Why should one not call these two gentlemen traitors? Did they, not for a moment, felt ashamed that they were sharing the dias with a man who had only a decade ago planned the Kargil war? Did they not hear Kasuri say that he had led Pakistan’s efforts in exporting terrorism in India? Have they forgotten 26/11, Mumbai train bombings, Varanasi temple attacks, Delhi temple strikes, and countless other outrages that have killed thousands of their countrymen. Liberals may argue that you cannot call some one a traitor for merely speaking their mind.
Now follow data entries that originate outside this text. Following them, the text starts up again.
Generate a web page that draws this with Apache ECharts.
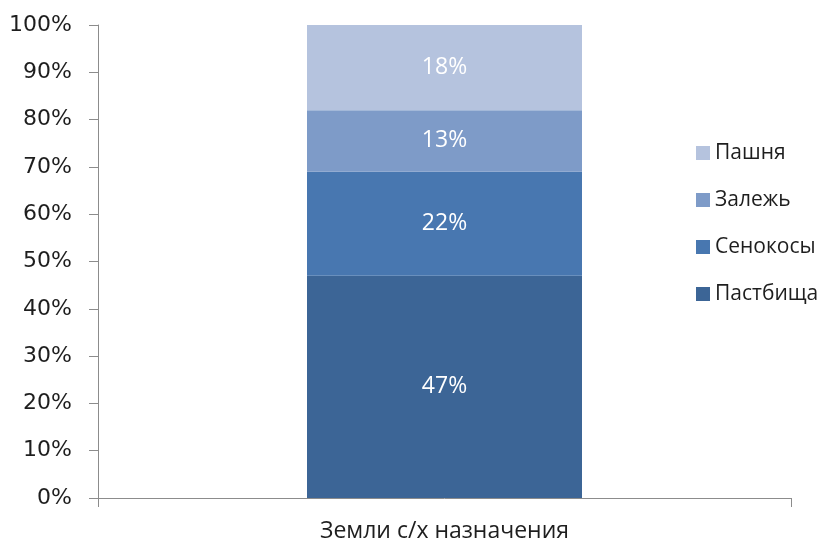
<!DOCTYPE html>
<html>
<head>
<meta charset="utf-8">
<script src="https://cdn.jsdelivr.net/npm/echarts@6/dist/echarts.min.js"></script>
<style>
  html, body { margin: 0; padding: 0; background: #fff; }
  #chart { width: 833px; height: 542px; }
</style>
</head>
<body>
<div id="chart"></div>
<script>
  // данные
  const categories = ['Земли с/х назначения']
  const seriesNames = ['Пастбища', 'Сенокосы', 'Залежь', 'Пашня']
  const pastbishcha = [47]
  const senokosy = [22]
  const zalezh = [13]
  const pashnya = [18]
  const legendOrder = ['Пашня', 'Залежь', 'Сенокосы', 'Пастбища']

  const colors = ['#3c6596', '#4877b0', '#7e9bc8', '#b5c3de']
  const values = [pastbishcha, senokosy, zalezh, pashnya]

  const myChart = echarts.init(document.getElementById('chart'))

  const option = {
    animation: false,
    grid: { left: 98, right: 42, top: 25, bottom: 44, outerBoundsMode: 'none' },
    legend: {
      data: legendOrder,
      orient: 'vertical',
      left: 691,
      top: 137,
      itemWidth: 14,
      itemHeight: 14,
      itemGap: 25,
      icon: 'rect',
      textStyle: { fontFamily: 'Open Sans', fontSize: 21, color: '#1e1e1e', lineHeight: 22 }
    },
    xAxis: {
      type: 'category',
      data: categories,
      axisLine: { lineStyle: { color: '#8c8c8c' } },
      axisTick: { show: true, length: 9, alignWithLabel: false, lineStyle: { color: '#8c8c8c' } },
      axisLabel: { fontFamily: 'Open Sans', fontSize: 23, color: '#1e1e1e', margin: 22 }
    },
    yAxis: {
      type: 'value',
      min: 0,
      max: 100,
      interval: 10,
      axisLine: { show: true, lineStyle: { color: '#8c8c8c' } },
      axisTick: { show: true, length: 9, lineStyle: { color: '#8c8c8c' } },
      splitLine: { show: false },
      axisLabel: {
        formatter: '{value}%',
        fontFamily: 'DejaVu Sans',
        fontSize: 22,
        color: '#1e1e1e',
        margin: 26
      }
    },
    series: seriesNames.map((name, i) => ({
      name: name,
      type: 'bar',
      stack: 'total',
      barWidth: 275,
      itemStyle: { color: colors[i] },
      label: {
        show: true,
        position: 'inside',
        formatter: '{c}%',
        color: '#fff',
        fontFamily: 'Open Sans',
        fontSize: 23
      },
      data: values[i]
    }))
  }

  myChart.setOption(option)
</script>
</body>
</html>
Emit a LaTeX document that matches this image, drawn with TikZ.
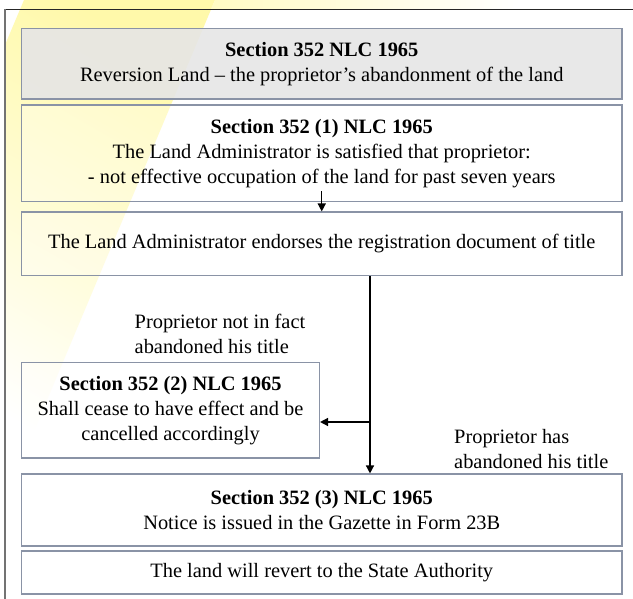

That is indeed a valid point. If we were to start calling everyone who has a point of view different from ours, a traitor, we will be no different from a Pakistan or a Somalia. But the point is, those who speak their mind, should be mindful of the past and the present. Their points of view should have a sense of reality. One cannot weave fantasies and call them a “different point of view”, and then claim the right to free speech as well.
I am beginning to feel that Shiv Sena’s ink attack was not entirely misplaced.